Please, Don’t Rescue Me, a memoir
Overview
My Mama collected strays: wild dogs, feral cats, abused women and their kids, but Mama’s most enduring stray was my father. Like Mama’s strays, Dad escaped for weeks at a time while I was a boy only to return soaked with booze and his tail between his legs. Mama, a Navy brat whose own father shipped off every other week, always let my father back in; no matter which territory he’d marked or drank from while he was away, Mama nursed his wounds. My father, a functional drunk and a draftsman, spent his life measuring lines, angles, and whisky, and his compulsivity and militant cleanliness at home garnered my terror and awe especially when juxtaposed with Mama’s hoarding, crafting, and disorder.
Mama spent most of her life a stray herself, running away from abusive parents at 14 to live in a cave on the California coast for a few weeks after hitchhiking there. When Mama’s father was at war, my grandmother’s mental health issues swung an ax-handle at her six kids. So in a way, the strays Mama rescued were herself, and her stubborn forgiveness of my father was her own kind of addiction learned from her parents.

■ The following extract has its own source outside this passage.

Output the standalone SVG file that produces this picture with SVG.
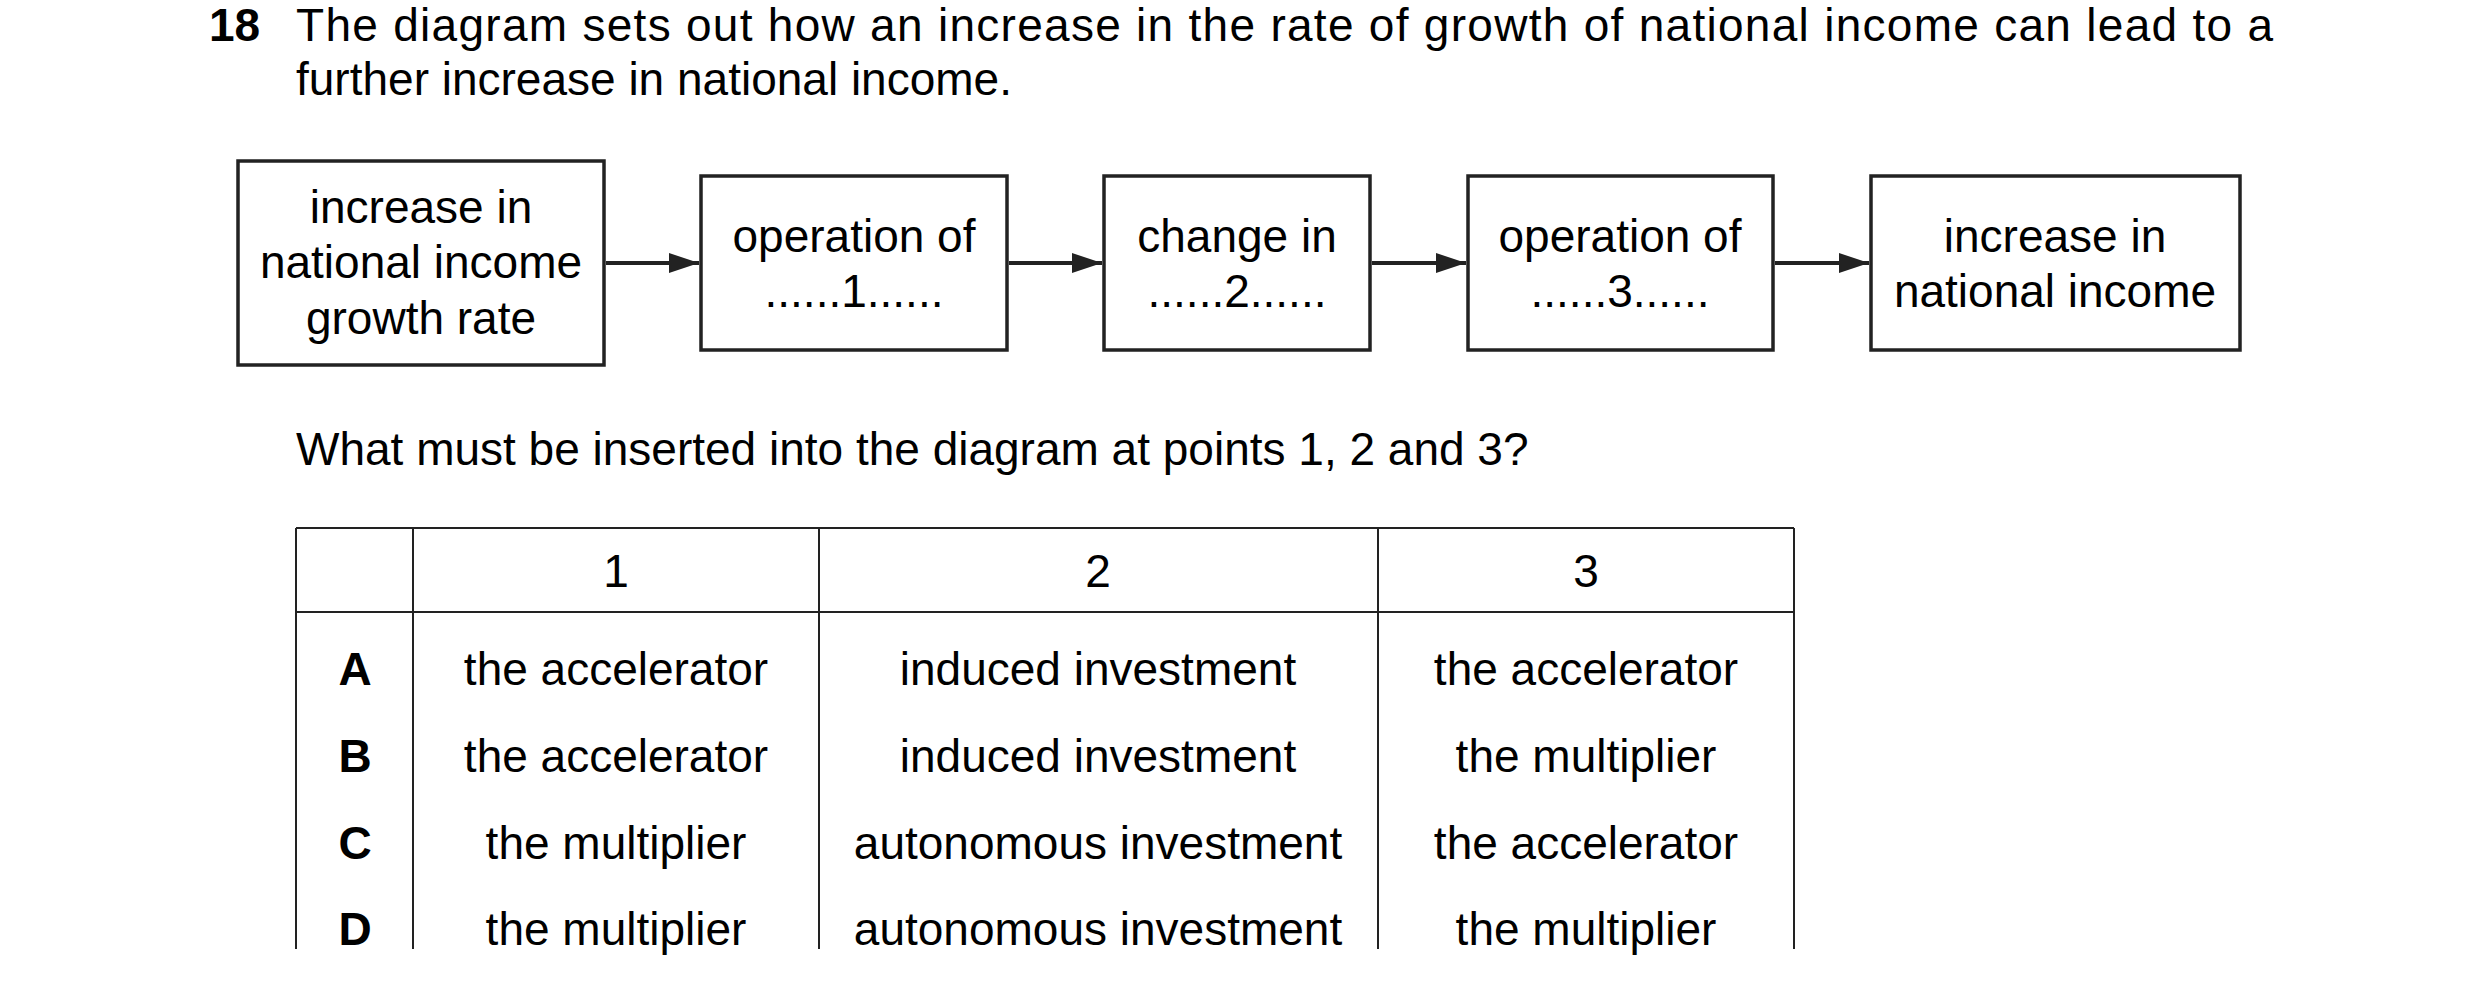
<svg xmlns="http://www.w3.org/2000/svg" width="2480" height="989" viewBox="0 0 2480 989">
<style>
text{font-family:"Liberation Sans",Arial,sans-serif;font-size:46px;fill:#000}
.c{text-anchor:middle}
.b{font-weight:bold}
.box{fill:#fff;stroke:#222;stroke-width:3.5}
.ln{stroke:#222;stroke-width:2}
.ar{stroke:#222;stroke-width:4;fill:none;marker-end:url(#ah)}
</style>
<defs><marker id="ah" markerWidth="30" markerHeight="20" refX="30" refY="10" orient="auto" markerUnits="userSpaceOnUse" viewBox="0 0 30 20"><path d="M0,0L30,10L0,20z" fill="#222"/></marker></defs>
<rect width="2480" height="989" fill="#fff"/>
<text x="209" y="41" class="b">18</text>
<text x="296" y="41" textLength="1977" lengthAdjust="spacing">The diagram sets out how an increase in the rate of growth of national income can lead to a</text>
<text x="296" y="95">further increase in national income.</text>
<g id="n1"><rect class="box" x="238" y="161" width="366" height="204"/>
<text class="c" x="421" y="223">increase in</text><text class="c" x="421" y="278">national income</text><text class="c" x="421" y="334">growth rate</text></g>
<g id="n2"><rect class="box" x="701" y="176" width="306" height="174"/>
<text class="c" x="854" y="252">operation of</text><text class="c" x="854" y="307">......1......</text></g>
<g id="n3"><rect class="box" x="1104" y="176" width="266" height="174"/>
<text class="c" x="1237" y="252">change in</text><text class="c" x="1237" y="307">......2......</text></g>
<g id="n4"><rect class="box" x="1468" y="176" width="305" height="174"/>
<text class="c" x="1620" y="252">operation of</text><text class="c" x="1620" y="307">......3......</text></g>
<g id="n5"><rect class="box" x="1871" y="176" width="369" height="174"/>
<text class="c" x="2055" y="252">increase in</text><text class="c" x="2055" y="307">national income</text></g>
<g id="connectors">
<line class="ar" x1="606" y1="263" x2="699" y2="263"/>
<line class="ar" x1="1009" y1="263" x2="1102" y2="263"/>
<line class="ar" x1="1372" y1="263" x2="1466" y2="263"/>
<line class="ar" x1="1775" y1="263" x2="1869" y2="263"/>
</g>
<text x="296" y="465">What must be inserted into the diagram at points 1, 2 and 3?</text>
<g id="table">
<line class="ln" x1="296" y1="528" x2="1794" y2="528"/>
<line class="ln" x1="296" y1="612" x2="1794" y2="612"/>
<line class="ln" x1="296" y1="528" x2="296" y2="949"/>
<line class="ln" x1="413" y1="528" x2="413" y2="949"/>
<line class="ln" x1="819" y1="528" x2="819" y2="949"/>
<line class="ln" x1="1378" y1="528" x2="1378" y2="949"/>
<line class="ln" x1="1794" y1="528" x2="1794" y2="949"/>
<text class="c" x="616" y="587">1</text><text class="c" x="1098" y="587">2</text><text class="c" x="1586" y="587">3</text>
<text class="c b" x="355" y="685">A</text><text class="c" x="616" y="685">the accelerator</text><text class="c" x="1098" y="685">induced investment</text><text class="c" x="1586" y="685">the accelerator</text>
<text class="c b" x="355" y="772">B</text><text class="c" x="616" y="772">the accelerator</text><text class="c" x="1098" y="772">induced investment</text><text class="c" x="1586" y="772">the multiplier</text>
<text class="c b" x="355" y="859">C</text><text class="c" x="616" y="859">the multiplier</text><text class="c" x="1098" y="859">autonomous investment</text><text class="c" x="1586" y="859">the accelerator</text>
<text class="c b" x="355" y="945">D</text><text class="c" x="616" y="945">the multiplier</text><text class="c" x="1098" y="945">autonomous investment</text><text class="c" x="1586" y="945">the multiplier</text>
</g>
</svg>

My memoir, tentatively titled, “Please, Don’t Rescue Me,” is the story of me, a boy with unresolved trauma and an ever changing familial landscape, and my attempts to speak the coded languages of manhood out of a desperation for belonging. My parents married, divorced, and remarried 3 times, and we lived in 12 residences by the time I was 17—our family’s docking and shipping out another echo of Mama’s military reality.